What you want ultimately depends on whether your input data is a 1D or 2D array, and whether your grid and blocks are 1D or 2D. The simplest case is both 1D:
shmem[threadIdx.x] = gmem[blockDim.x * blockIdx.x + threadIdx.x];
This is coalesced. The rule of thumb I use is that the most rapidly varying coordinate (the threadIdx) is added on as offset to the block offset (blockDim * blockIdx). The end result is that the indexing stride between threads in the block is 1. If the stride gets larger, then you lose coalescing.
The simple rule (on Fermi and later GPUs) is that if the addresses for all threads in a warp fall into the same aligned 128-byte range, then a single memory transaction will result (assuming caching is enabled for the load, which is the default). If they fall into two aligned 128-byte ranges, then two memory transactions result, etc.

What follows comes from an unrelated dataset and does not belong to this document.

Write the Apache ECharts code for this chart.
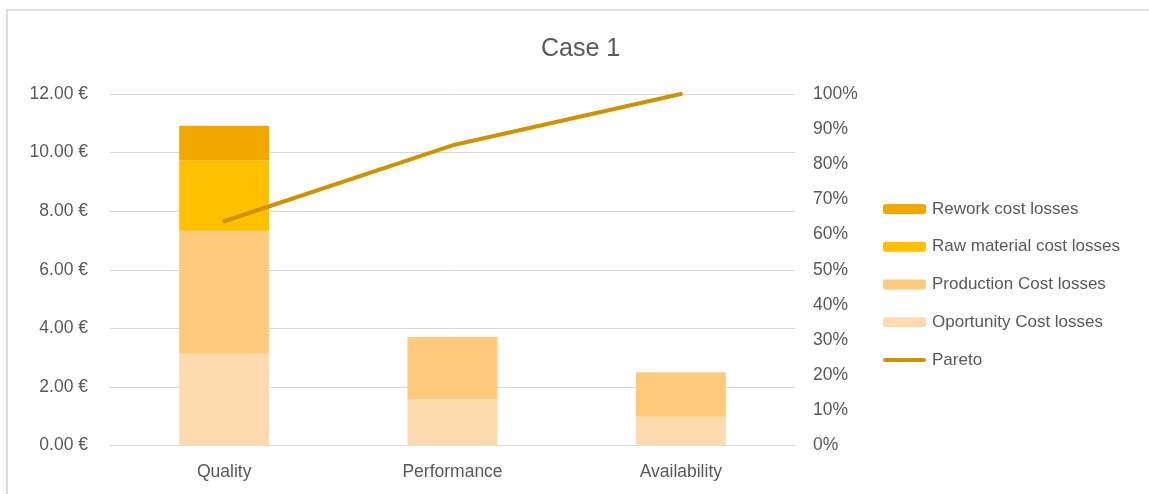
<!DOCTYPE html>
<html>
<head>
<meta charset="utf-8">
<script src="https://cdn.jsdelivr.net/npm/echarts@6/dist/echarts.min.js"></script>
<style>
  html, body { margin: 0; padding: 0; background: #fff; }
  #frame { position: absolute; left: 6px; top: 9px; width: 1200px; height: 600px;
           border-top: 2px solid #dedede; border-left: 2px solid #dedede; }
  #chart { position: absolute; left: 0; top: 0; width: 1149px; height: 494px; }
</style>
</head>
<body>
<div id="frame"></div>
<div id="chart"></div>
<script>
const categories = ['Quality', 'Performance', 'Availability'];
const opportunityCost = [3.13, 1.58, 0.98];
const productionCost = [4.20, 2.12, 1.52];
const rawMaterialCost = [2.41, 0, 0];
const reworkCost = [1.18, 0, 0];
const pareto = [0.638, 0.854, 1.0];
const leftTicks = { min: 0, max: 12, interval: 2 };
const rightTicks = { min: 0, max: 1, interval: 0.1 };

const FONT = '"Liberation Sans", Arial, sans-serif';
const TXT = '#595959';
const LBL = 17.5;

const chart = echarts.init(document.getElementById('chart'), null, { renderer: 'canvas' });

function barSeries(name, data, color) {
  return {
    name: name, type: 'bar', stack: 'costs', data: data,
    barWidth: 90, itemStyle: { color: color },
    emphasis: { disabled: true }
  };
}

chart.setOption({
  animation: false,
  textStyle: { fontFamily: FONT },
  title: {
    text: 'Case 1', left: 536, top: 32, padding: 5,
    textStyle: { fontFamily: FONT, fontSize: 25, fontWeight: 'normal', color: TXT }
  },
  grid: { left: 110, right: 354, top: 94, bottom: 48.5, containLabel: false, outerBoundsMode: 'none' },
  legend: {
    orient: 'vertical', left: 878, top: 194,
    itemWidth: 43, itemHeight: 10, itemGap: 17.75, itemSymbolKeepAspect: true,
    data: ['Rework cost losses', 'Raw material cost losses', 'Production Cost losses', 'Oportunity Cost losses',
           { name: 'Pareto', icon: 'path://M2,0L41,0A2,2,0,0,1,41,4L2,4A2,2,0,0,1,2,0Z' }],
    textStyle: { fontFamily: FONT, fontSize: 17, color: TXT, lineHeight: 20, padding: [0, 0, 0, 1] },
    selectedMode: false
  },
  xAxis: {
    type: 'category', data: categories,
    axisLine: { lineStyle: { color: '#d9d9d9', width: 1 } },
    axisTick: { show: false },
    axisLabel: { color: TXT, fontSize: LBL, fontFamily: FONT, margin: 18 }
  },
  yAxis: [
    {
      type: 'value', min: leftTicks.min, max: leftTicks.max, interval: leftTicks.interval,
      axisLine: { show: false }, axisTick: { show: false },
      splitLine: { lineStyle: { color: '#d9d9d9', width: 1 } },
      axisLabel: { color: TXT, fontSize: LBL, fontFamily: FONT, margin: 22,
                   formatter: v => v.toFixed(2) + ' €' }
    },
    {
      type: 'value', min: rightTicks.min, max: rightTicks.max, interval: rightTicks.interval,
      position: 'right',
      axisLine: { show: false }, axisTick: { show: false },
      splitLine: { show: false },
      axisLabel: { color: TXT, fontSize: LBL, fontFamily: FONT, margin: 18,
                   formatter: v => Math.round(v * 100) + '%' }
    }
  ],
  series: [
    barSeries('Oportunity Cost losses', opportunityCost, '#FEDBAF'),
    barSeries('Production Cost losses', productionCost, '#FFCA7B'),
    barSeries('Raw material cost losses', rawMaterialCost, '#FFC000'),
    barSeries('Rework cost losses', reworkCost, '#F3A800'),
    {
      name: 'Pareto', type: 'line', yAxisIndex: 1, data: pareto,
      symbol: 'none', lineStyle: { color: '#D09300', width: 4, cap: 'round' },
      itemStyle: { color: '#D09300' }, emphasis: { disabled: true }
    }
  ]
});
</script>
</body>
</html>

On GT2xx and earlier GPUs, it gets more complicated. But you can find the details of that in the programming guide.
Additional examples:
Not coalesced:
shmem[threadIdx.x] = gmem[blockDim.x + blockIdx.x * threadIdx.x];
Not coalesced, but not too bad on GT200 and later:
stride = 2;
shmem[threadIdx.x] = gmem[blockDim.x * blockIdx.x + stride * threadIdx.x];
Not coalesced at all:
stride = 32;
shmem[threadIdx.x] = gmem[blockDim.x * blockIdx.x + stride * threadIdx.x];
Coalesced, 2D grid, 1D block:
int elementPitch = blockDim.x * gridDim.x;
shmem[threadIdx.x] = gmem[blockIdx.y * elementPitch +
blockIdx.x * blockDim.x + threadIdx.x];
Coalesced, 2D grid and block:
int x = blockIdx.x * blockDim.x + threadIdx.x;
int y = blockIdx.y * blockDim.y + threadIdx.y;
int elementPitch = blockDim.x * gridDim.x;
shmem[threadIdx.y * blockDim.x + threadIdx.x] = gmem[y * elementPitch + x];